* START Source material *
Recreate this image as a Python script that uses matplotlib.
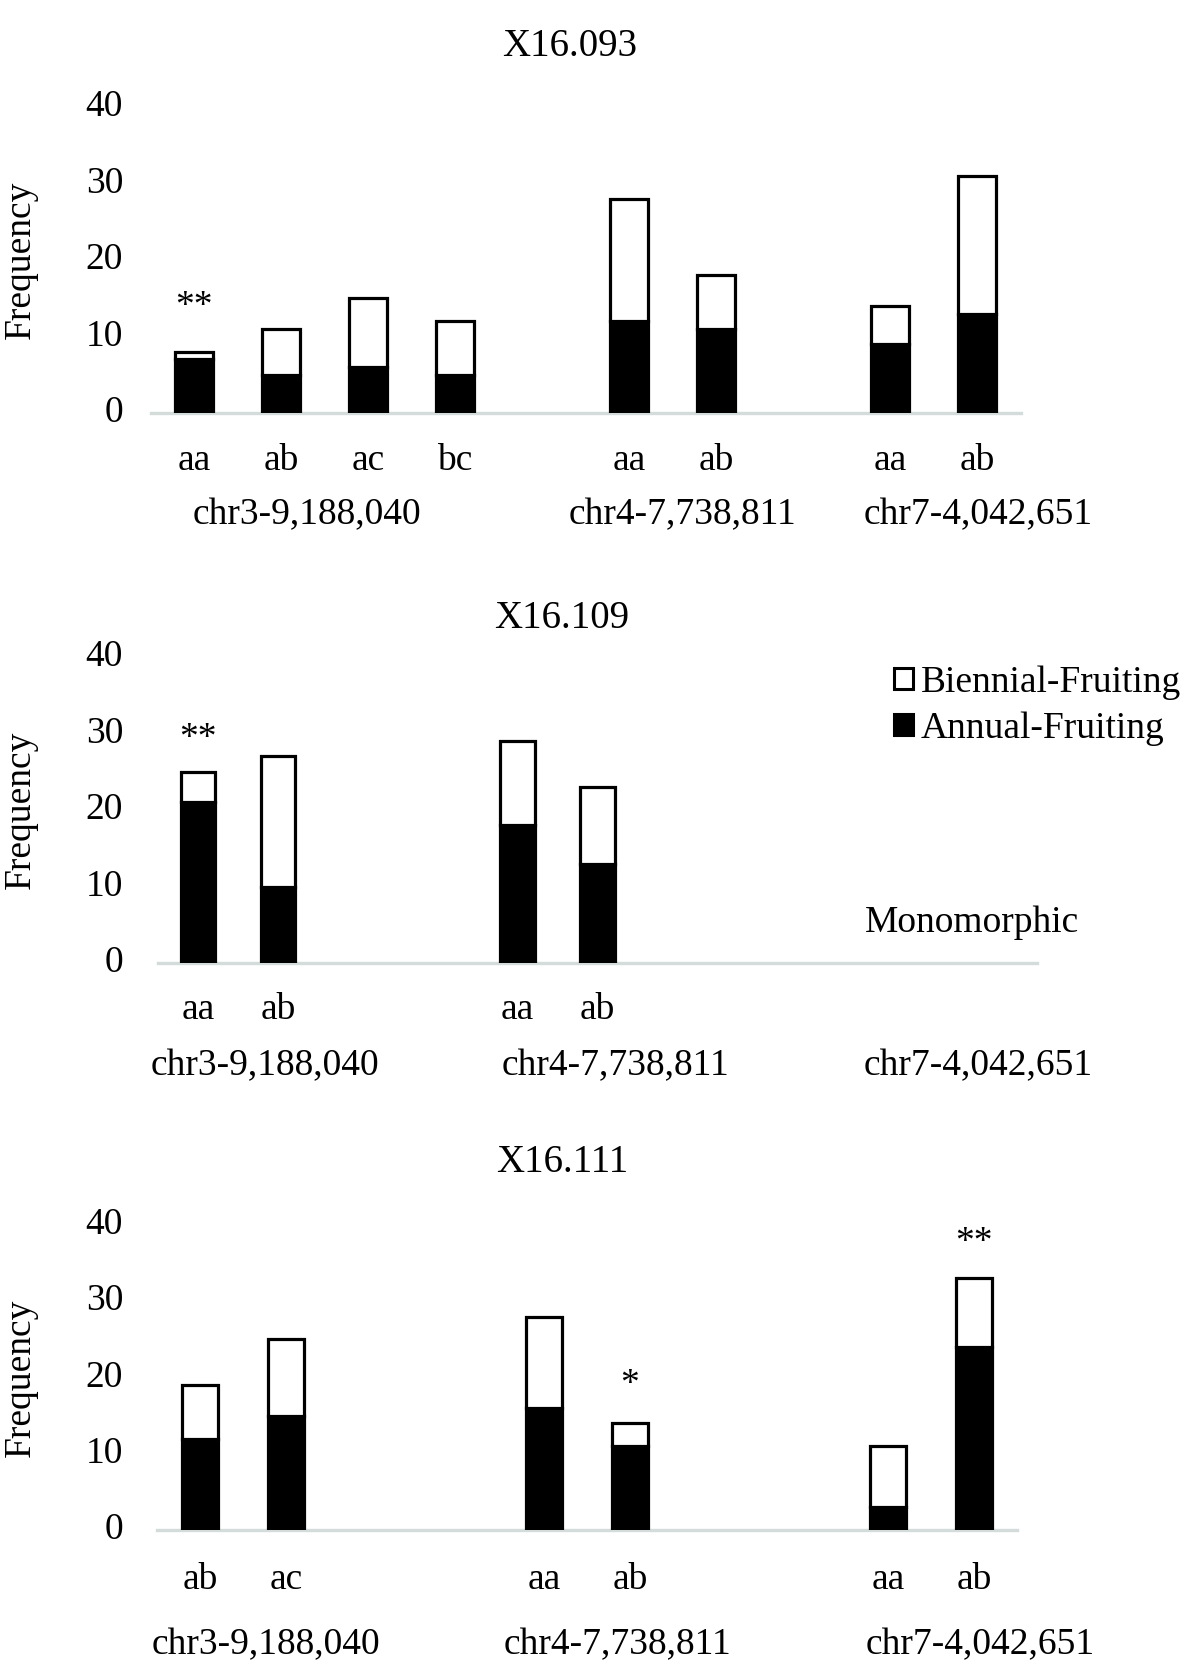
import matplotlib
matplotlib.use('Agg')
import matplotlib.pyplot as plt
from matplotlib.patches import Patch

plt.rcParams['font.family'] = ['Liberation Serif', 'DejaVu Serif']

# ---------------- data ----------------
markers = ['chr3-9,188,040', 'chr4-7,738,811', 'chr7-4,042,651']
titles = ['X16.093', 'X16.109', 'X16.111']
series_names = ['Biennial-Fruiting', 'Annual-Fruiting']

# X16.093
geno_093 = [['aa', 'ab', 'ac', 'bc'], ['aa', 'ab'], ['aa', 'ab']]
annual_093 = [[7, 5, 6, 5], [12, 11], [9, 13]]
biennial_093 = [[1, 6, 9, 7], [16, 7], [5, 18]]
stars_093 = [(0, 0, '**', 14.6)]           # (marker, genotype, label, level)

# X16.109  (chr7 monomorphic)
geno_109 = [['aa', 'ab'], ['aa', 'ab'], []]
annual_109 = [[21, 10], [18, 13], []]
biennial_109 = [[4, 17], [11, 10], []]
stars_109 = [(0, 0, '**', 30.1)]
note_109 = 'Monomorphic'

# X16.111
geno_111 = [['ab', 'ac'], ['aa', 'ab'], ['aa', 'ab']]
annual_111 = [[12, 15], [16, 11], [3, 24]]
biennial_111 = [[7, 10], [12, 3], [8, 9]]
stars_111 = [(1, 1, '*', 19.8), (2, 1, '**', 38.4)]

yticks = [0, 10, 20, 30, 40]

# ---------------- layout (pixels) ----------------
W, H, DPI = 1181, 1666, 100
FS = 27
FT = 28
panels = [
    dict(title=titles[0], geno=geno_093, annual=annual_093, biennial=biennial_093,
         stars=stars_093, left=150.5, right=1020.5, y0=413, y40=107, nslots=10, gap=1,
         title_xy=(570, 46), grp_x=[1.30, 5.61, 9.01], cat_dy=48, grp_dy=102),
    dict(title=titles[1], geno=geno_109, annual=annual_109, biennial=biennial_109,
         stars=stars_109, left=158, right=1037, y0=963, y40=657, nslots=11, gap=2,
         title_xy=(562, 619), grp_x=[0.84, 5.23, 9.76], cat_dy=47, grp_dy=103),
    dict(title=titles[2], geno=geno_111, annual=annual_111, biennial=biennial_111,
         stars=stars_111, left=157, right=1017, y0=1530, y40=1225, nslots=10, gap=2,
         title_xy=(562, 1163), grp_x=[0.77, 4.86, 9.07], cat_dy=50, grp_dy=115),
]

fig = plt.figure(figsize=(W / DPI, H / DPI), dpi=DPI)
pt = 72.0 / DPI

for p in panels:
    ax = fig.add_axes([p['left'] / W, 1 - p['y0'] / H,
                       (p['right'] - p['left']) / W, (p['y0'] - p['y40']) / H])
    # positions from group structure
    pos_groups = []
    start = 0
    for g in p['geno']:
        pos_groups.append([start + i for i in range(len(g))])
        start += len(g) + p['gap']
    xs, labs, ann, bie = [], [], [], []
    for gi, g in enumerate(p['geno']):
        xs += pos_groups[gi]
        labs += g
        ann += p['annual'][gi]
        bie += p['biennial'][gi]
    ax.bar(xs, ann, width=0.43, color='black', edgecolor='black', linewidth=2.3, zorder=3)
    ax.bar(xs, bie, bottom=ann, width=0.43, color='white', edgecolor='black',
           linewidth=2.3, zorder=3)
    ax.set_xlim(-0.5, p['nslots'] - 0.5)
    ax.set_ylim(0, 40)
    ax.set_yticks(yticks)
    ax.set_yticklabels([str(v) for v in yticks], fontsize=FS, va='center')
    ax.tick_params(axis='y', length=0, pad=(p['left'] - 123) * pt)
    ax.set_xticks([])
    for s in ['top', 'right', 'left']:
        ax.spines[s].set_visible(False)
    ax.spines['bottom'].set_color('#D3DCDA')
    ax.spines['bottom'].set_linewidth(2.4)
    ax.spines['bottom'].set_zorder(2)
    # genotype labels
    for x, lab in zip(xs, labs):
        ax.annotate(lab, xy=(x, 0), xycoords=('data', 'axes fraction'),
                    xytext=(0, -p['cat_dy'] * pt), textcoords='offset points',
                    ha='center', va='center', fontsize=FS)
    # marker labels
    for gx, m in zip(p['grp_x'], markers):
        ax.annotate(m, xy=(gx, 0), xycoords=('data', 'axes fraction'),
                    xytext=(0, -p['grp_dy'] * pt), textcoords='offset points',
                    ha='center', va='center', fontsize=FS)
    # significance stars
    for gi, ii, lab, lvl in p['stars']:
        ax.annotate(lab, xy=(pos_groups[gi][ii], lvl), xytext=(0, -15 * pt),
                    textcoords='offset points', ha='center', va='baseline', fontsize=FS)
    # title and y label
    fig.text(p['title_xy'][0] / W, 1 - p['title_xy'][1] / H, p['title'],
             ha='center', va='center', fontsize=FT)
    fig.text(21 / W, 1 - (p['y0'] + p['y40']) / 2 / H, 'Frequency', rotation=90,
             ha='center', va='center', fontsize=FS)
    if p['title'] == titles[1]:
        ax.annotate(note_109, xy=(9.69, 5.2), ha='center', va='center', fontsize=FS)

handles = [Patch(facecolor='white', edgecolor='black', linewidth=2.2),
           Patch(facecolor='black', edgecolor='black', linewidth=2.2)]
fig.legend(handles, series_names, loc='upper left', bbox_to_anchor=(894 / W, 1 - 665 / H),
           frameon=False, fontsize=FS, handlelength=0.5, handleheight=0.5,
           handletextpad=0.22, labelspacing=0.32, borderpad=0, borderaxespad=0)

fig.savefig('out.png', dpi=DPI, facecolor='white')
* END Source material *
Exercise objective:
Set the lines above down again, word for word, from the first through the one containing "yticks = [0, 10, 20, 30, 40]"; pictures excluded.

Answer to this task:
Recreate this image as a Python script that uses matplotlib.
import matplotlib
matplotlib.use('Agg')
import matplotlib.pyplot as plt
from matplotlib.patches import Patch

plt.rcParams['font.family'] = ['Liberation Serif', 'DejaVu Serif']

# ---------------- data ----------------
markers = ['chr3-9,188,040', 'chr4-7,738,811', 'chr7-4,042,651']
titles = ['X16.093', 'X16.109', 'X16.111']
series_names = ['Biennial-Fruiting', 'Annual-Fruiting']

# X16.093
geno_093 = [['aa', 'ab', 'ac', 'bc'], ['aa', 'ab'], ['aa', 'ab']]
annual_093 = [[7, 5, 6, 5], [12, 11], [9, 13]]
biennial_093 = [[1, 6, 9, 7], [16, 7], [5, 18]]
stars_093 = [(0, 0, '**', 14.6)]           # (marker, genotype, label, level)

# X16.109  (chr7 monomorphic)
geno_109 = [['aa', 'ab'], ['aa', 'ab'], []]
annual_109 = [[21, 10], [18, 13], []]
biennial_109 = [[4, 17], [11, 10], []]
stars_109 = [(0, 0, '**', 30.1)]
note_109 = 'Monomorphic'

# X16.111
geno_111 = [['ab', 'ac'], ['aa', 'ab'], ['aa', 'ab']]
annual_111 = [[12, 15], [16, 11], [3, 24]]
biennial_111 = [[7, 10], [12, 3], [8, 9]]
stars_111 = [(1, 1, '*', 19.8), (2, 1, '**', 38.4)]

yticks = [0, 10, 20, 30, 40]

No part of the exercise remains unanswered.